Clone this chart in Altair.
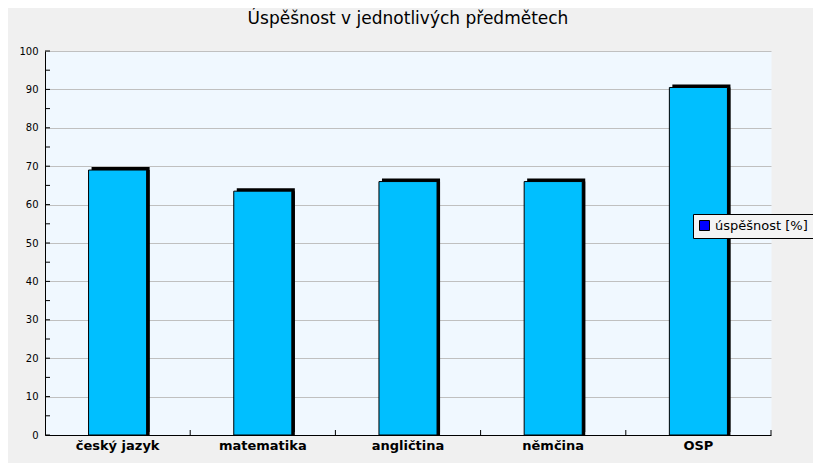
import altair as alt
import pandas as pd

subjects = ["český jazyk", "matematika", "angličtina", "němčina", "OSP"]
values = [69.0, 63.5, 66.0, 66.0, 90.5]
series_name = "úspěšnost [%]"
y_labels = [0, 10, 20, 30, 40, 50, 60, 70, 80, 90, 100]
y_ticks = [0, 5, 10, 15, 20, 25, 30, 35, 40, 45, 50, 55, 60, 65, 70, 75, 80, 85, 90, 95, 100]

df = pd.DataFrame({"subject": subjects, "value": values, "series": [series_name] * len(subjects)})
ticks_df = pd.DataFrame({"value": y_ticks})

W, H = 726, 384

x_axis = alt.Axis(title=None, labelAngle=0, labelFont="DejaVu Sans", labelFontWeight="bold",
                  labelFontSize=13, labelColor="black", labelPadding=4, ticks=False,
                  domainColor="black", domainWidth=1, grid=False)
x = alt.X("subject:N", sort=subjects, scale=alt.Scale(paddingInner=0, paddingOuter=0), axis=x_axis)
y = alt.Y("value:Q", scale=alt.Scale(domain=[0, 100], nice=False),
          axis=alt.Axis(title=None, values=y_labels, labelFont="DejaVu Sans", labelFontSize=10,
                        labelColor="black", labelPadding=7, ticks=False, domainColor="black",
                        domainWidth=1, grid=True, gridColor="#c0c0c0", gridWidth=1))

shadow_up = alt.Chart(df).mark_bar(color="black", width=alt.RelativeBandSize(0.4),
                                   xOffset=3, yOffset=-3).encode(x=x, y=y)
shadow_side = alt.Chart(df).mark_bar(color="black", width=alt.RelativeBandSize(0.4),
                                     xOffset=3).encode(x=x, y=y)
bars = alt.Chart(df).mark_bar(color="#00bfff", stroke="black", strokeWidth=1,
                              width=alt.RelativeBandSize(0.4)).encode(x=x, y=y)
legend_layer = alt.Chart(df).mark_square(opacity=0, size=1).encode(
    x=x, y=y,
    color=alt.Color("series:N", scale=alt.Scale(domain=[series_name], range=["#0000ff"]),
                    legend=alt.Legend(title=None, orient="none", legendX=648, legendY=163,
                                      symbolType="square", symbolSize=100, symbolOpacity=1,
                                      symbolStrokeColor="black", symbolStrokeWidth=1,
                                      symbolFillColor="#0000ff", labelFont="DejaVu Sans",
                                      labelFontSize=13, labelColor="black", fillColor="#f4f4f4",
                                      strokeColor="black", padding=5)))
y_tick_rules = alt.Chart(ticks_df).mark_rule(color="black", strokeWidth=1).encode(
    y=y, x=alt.value(0), x2=alt.value(5))
x_tick_rules = alt.Chart(df).mark_rule(color="black", strokeWidth=1).encode(
    x=alt.X("subject:N", sort=subjects, bandPosition=1, axis=x_axis),
    y=alt.value(H - 5), y2=alt.value(H))

chart = alt.layer(shadow_up, shadow_side, bars, y_tick_rules, x_tick_rules, legend_layer).properties(
    width=W, height=H,
    title=alt.TitleParams("Úspěšnost v jednotlivých předmětech", font="DejaVu Sans", fontSize=17,
                          fontWeight="normal", color="black", frame="group", anchor="middle",
                          baseline="alphabetic", offset=5),
    padding={"left": 37, "top": 43, "right": 42, "bottom": 28},
    autosize=alt.AutoSizeParams(type="none"),
    background="#f0f0f0",
).configure_view(fill="#f0f8ff", stroke="transparent")

chart.save("out.html", embed_options={"renderer": "svg", "actions": False})
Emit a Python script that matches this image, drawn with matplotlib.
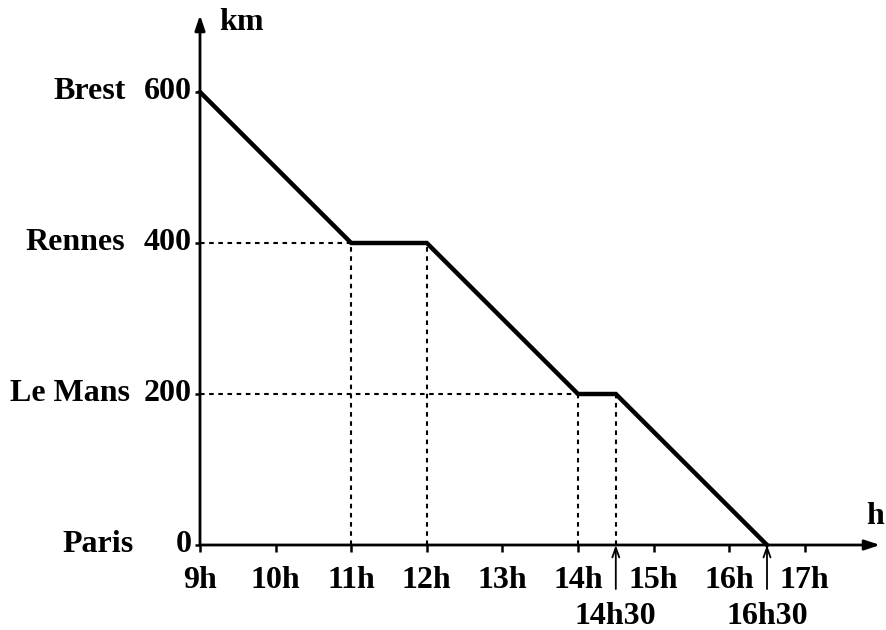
import matplotlib
matplotlib.use("Agg")
import matplotlib.pyplot as plt

times = [9, 11, 12, 14, 14.5, 16.5]
dist = [600, 400, 400, 200, 200, 0]
hour_ticks = [9, 10, 11, 12, 13, 14, 15, 16, 17]
hour_labels = ["9h", "10h", "11h", "12h", "13h", "14h", "15h", "16h", "17h"]
km_ticks = [0, 200, 400, 600]
cities = ["Paris", "Le Mans", "Rennes", "Brest"]
extra_times = [14.5, 16.5]
extra_labels = ["14h30", "16h30"]

plt.rcParams['font.family'] = ['Liberation Serif', 'DejaVu Serif']
FS = 23

W, H = 887, 630
fig = plt.figure(figsize=(W / 100, H / 100), dpi=100)
ax = fig.add_axes([0, 0, 1, 1])
ax.set_axis_off()

# pixel mapping: x = 200 + 75.6*(t-9), y = 545 - 0.755*km
px_per_h = 75.6
px_per_km = 0.755
x0, y0 = 200, 545
ax.set_xlim(9 - x0 / px_per_h, 9 + (W - x0) / px_per_h)
ax.set_ylim(-(H - y0) / px_per_km, y0 / px_per_km)

dx = 1 / px_per_h   # one pixel in hours
dy = 1 / px_per_km  # one pixel in km

# axes with arrows
ax.annotate("", xy=(9 + 680 * dx, 0), xytext=(9, 0),
            arrowprops=dict(arrowstyle="-|>,head_length=0.9,head_width=0.3", lw=2, color="black",
                            shrinkA=0, shrinkB=0))
ax.annotate("", xy=(9, 530 * dy), xytext=(9, 0),
            arrowprops=dict(arrowstyle="-|>,head_length=0.9,head_width=0.3", lw=2, color="black",
                            shrinkA=0, shrinkB=0))

ax.text(9 + 19 * dx, 522 * dy, "km", fontsize=FS, fontweight="bold", ha="left", va="center")
ax.text(9 + 675 * dx, 28 * dy, "h", fontsize=FS, fontweight="bold", ha="center", va="center")

# x ticks
for t, lab in zip(hour_ticks, hour_labels):
    ax.plot([t, t], [0, -7 * dy], color="black", lw=1.8, solid_capstyle="butt")
    ax.text(t, -36 * dy, lab, fontsize=FS, fontweight="bold", ha="center", va="center")

# y ticks
for k, c in zip(km_ticks, cities):
    ax.plot([9 - 5 * dx, 9], [k, k], color="black", lw=1.8, solid_capstyle="butt")
    ax.text(9 - 8 * dx, k, str(k), fontsize=FS, fontweight="bold", ha="right", va="center")

city_x = {"Paris": 62, "Le Mans": 10, "Rennes": 25, "Brest": 53}
for k, c in zip(km_ticks, cities):
    ax.text(9 + (city_x[c] - x0) * dx, k, c, fontsize=FS, fontweight="bold", ha="left", va="center")

# dotted guides
dash = dict(color="black", lw=1.5, linestyle=(0, (2.2, 2.2)))
ax.plot([9, 11], [400, 400], **dash)
ax.plot([9, 14], [200, 200], **dash)
ax.plot([11, 11], [0, 400], **dash)
ax.plot([12, 12], [0, 400], **dash)
ax.plot([14, 14], [0, 200], **dash)
ax.plot([14.5, 14.5], [0, 200], **dash)

# main line
ax.plot(times, dist, color="black", lw=3.2, solid_joinstyle="miter", zorder=5)

# extra arrows
for t, lab in zip(extra_times, extra_labels):
    ax.annotate("", xy=(t, 0), xytext=(t, -44 * dy),
                arrowprops=dict(arrowstyle="->,head_length=0.7,head_width=0.25", lw=1.3, color="black",
                                shrinkA=0, shrinkB=0))
    ax.text(t, -72 * dy, lab, fontsize=FS, fontweight="bold", ha="center", va="center")

fig.savefig("out.png", dpi=100)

» Requirement
Omit every picture, then repeat the remaining data exactly as it appears above.

» Task result
Clone this chart in Altair.
import altair as alt
import pandas as pd

subjects = ["český jazyk", "matematika", "angličtina", "němčina", "OSP"]
values = [69.0, 63.5, 66.0, 66.0, 90.5]
series_name = "úspěšnost [%]"
y_labels = [0, 10, 20, 30, 40, 50, 60, 70, 80, 90, 100]
y_ticks = [0, 5, 10, 15, 20, 25, 30, 35, 40, 45, 50, 55, 60, 65, 70, 75, 80, 85, 90, 95, 100]

df = pd.DataFrame({"subject": subjects, "value": values, "series": [series_name] * len(subjects)})
ticks_df = pd.DataFrame({"value": y_ticks})

W, H = 726, 384

x_axis = alt.Axis(title=None, labelAngle=0, labelFont="DejaVu Sans", labelFontWeight="bold",
                  labelFontSize=13, labelColor="black", labelPadding=4, ticks=False,
                  domainColor="black", domainWidth=1, grid=False)
x = alt.X("subject:N", sort=subjects, scale=alt.Scale(paddingInner=0, paddingOuter=0), axis=x_axis)
y = alt.Y("value:Q", scale=alt.Scale(domain=[0, 100], nice=False),
          axis=alt.Axis(title=None, values=y_labels, labelFont="DejaVu Sans", labelFontSize=10,
                        labelColor="black", labelPadding=7, ticks=False, domainColor="black",
                        domainWidth=1, grid=True, gridColor="#c0c0c0", gridWidth=1))

shadow_up = alt.Chart(df).mark_bar(color="black", width=alt.RelativeBandSize(0.4),
                                   xOffset=3, yOffset=-3).encode(x=x, y=y)
shadow_side = alt.Chart(df).mark_bar(color="black", width=alt.RelativeBandSize(0.4),
                                     xOffset=3).encode(x=x, y=y)
bars = alt.Chart(df).mark_bar(color="#00bfff", stroke="black", strokeWidth=1,
                              width=alt.RelativeBandSize(0.4)).encode(x=x, y=y)
legend_layer = alt.Chart(df).mark_square(opacity=0, size=1).encode(
    x=x, y=y,
    color=alt.Color("series:N", scale=alt.Scale(domain=[series_name], range=["#0000ff"]),
                    legend=alt.Legend(title=None, orient="none", legendX=648, legendY=163,
                                      symbolType="square", symbolSize=100, symbolOpacity=1,
                                      symbolStrokeColor="black", symbolStrokeWidth=1,
                                      symbolFillColor="#0000ff", labelFont="DejaVu Sans",
                                      labelFontSize=13, labelColor="black", fillColor="#f4f4f4",
                                      strokeColor="black", padding=5)))
y_tick_rules = alt.Chart(ticks_df).mark_rule(color="black", strokeWidth=1).encode(
    y=y, x=alt.value(0), x2=alt.value(5))
x_tick_rules = alt.Chart(df).mark_rule(color="black", strokeWidth=1).encode(
    x=alt.X("subject:N", sort=subjects, bandPosition=1, axis=x_axis),
    y=alt.value(H - 5), y2=alt.value(H))

chart = alt.layer(shadow_up, shadow_side, bars, y_tick_rules, x_tick_rules, legend_layer).properties(
    width=W, height=H,
    title=alt.TitleParams("Úspěšnost v jednotlivých předmětech", font="DejaVu Sans", fontSize=17,
                          fontWeight="normal", color="black", frame="group", anchor="middle",
                          baseline="alphabetic", offset=5),
    padding={"left": 37, "top": 43, "right": 42, "bottom": 28},
    autosize=alt.AutoSizeParams(type="none"),
    background="#f0f0f0",
).configure_view(fill="#f0f8ff", stroke="transparent")

chart.save("out.html", embed_options={"renderer": "svg", "actions": False})
Emit a Python script that matches this image, drawn with matplotlib.
import matplotlib
matplotlib.use("Agg")
import matplotlib.pyplot as plt

times = [9, 11, 12, 14, 14.5, 16.5]
dist = [600, 400, 400, 200, 200, 0]
hour_ticks = [9, 10, 11, 12, 13, 14, 15, 16, 17]
hour_labels = ["9h", "10h", "11h", "12h", "13h", "14h", "15h", "16h", "17h"]
km_ticks = [0, 200, 400, 600]
cities = ["Paris", "Le Mans", "Rennes", "Brest"]
extra_times = [14.5, 16.5]
extra_labels = ["14h30", "16h30"]

plt.rcParams['font.family'] = ['Liberation Serif', 'DejaVu Serif']
FS = 23

W, H = 887, 630
fig = plt.figure(figsize=(W / 100, H / 100), dpi=100)
ax = fig.add_axes([0, 0, 1, 1])
ax.set_axis_off()

# pixel mapping: x = 200 + 75.6*(t-9), y = 545 - 0.755*km
px_per_h = 75.6
px_per_km = 0.755
x0, y0 = 200, 545
ax.set_xlim(9 - x0 / px_per_h, 9 + (W - x0) / px_per_h)
ax.set_ylim(-(H - y0) / px_per_km, y0 / px_per_km)

dx = 1 / px_per_h   # one pixel in hours
dy = 1 / px_per_km  # one pixel in km

# axes with arrows
ax.annotate("", xy=(9 + 680 * dx, 0), xytext=(9, 0),
            arrowprops=dict(arrowstyle="-|>,head_length=0.9,head_width=0.3", lw=2, color="black",
                            shrinkA=0, shrinkB=0))
ax.annotate("", xy=(9, 530 * dy), xytext=(9, 0),
            arrowprops=dict(arrowstyle="-|>,head_length=0.9,head_width=0.3", lw=2, color="black",
                            shrinkA=0, shrinkB=0))

ax.text(9 + 19 * dx, 522 * dy, "km", fontsize=FS, fontweight="bold", ha="left", va="center")
ax.text(9 + 675 * dx, 28 * dy, "h", fontsize=FS, fontweight="bold", ha="center", va="center")

# x ticks
for t, lab in zip(hour_ticks, hour_labels):
    ax.plot([t, t], [0, -7 * dy], color="black", lw=1.8, solid_capstyle="butt")
    ax.text(t, -36 * dy, lab, fontsize=FS, fontweight="bold", ha="center", va="center")

# y ticks
for k, c in zip(km_ticks, cities):
    ax.plot([9 - 5 * dx, 9], [k, k], color="black", lw=1.8, solid_capstyle="butt")
    ax.text(9 - 8 * dx, k, str(k), fontsize=FS, fontweight="bold", ha="right", va="center")

city_x = {"Paris": 62, "Le Mans": 10, "Rennes": 25, "Brest": 53}
for k, c in zip(km_ticks, cities):
    ax.text(9 + (city_x[c] - x0) * dx, k, c, fontsize=FS, fontweight="bold", ha="left", va="center")

# dotted guides
dash = dict(color="black", lw=1.5, linestyle=(0, (2.2, 2.2)))
ax.plot([9, 11], [400, 400], **dash)
ax.plot([9, 14], [200, 200], **dash)
ax.plot([11, 11], [0, 400], **dash)
ax.plot([12, 12], [0, 400], **dash)
ax.plot([14, 14], [0, 200], **dash)
ax.plot([14.5, 14.5], [0, 200], **dash)

# main line
ax.plot(times, dist, color="black", lw=3.2, solid_joinstyle="miter", zorder=5)

# extra arrows
for t, lab in zip(extra_times, extra_labels):
    ax.annotate("", xy=(t, 0), xytext=(t, -44 * dy),
                arrowprops=dict(arrowstyle="->,head_length=0.7,head_width=0.25", lw=1.3, color="black",
                                shrinkA=0, shrinkB=0))
    ax.text(t, -72 * dy, lab, fontsize=FS, fontweight="bold", ha="center", va="center")

fig.savefig("out.png", dpi=100)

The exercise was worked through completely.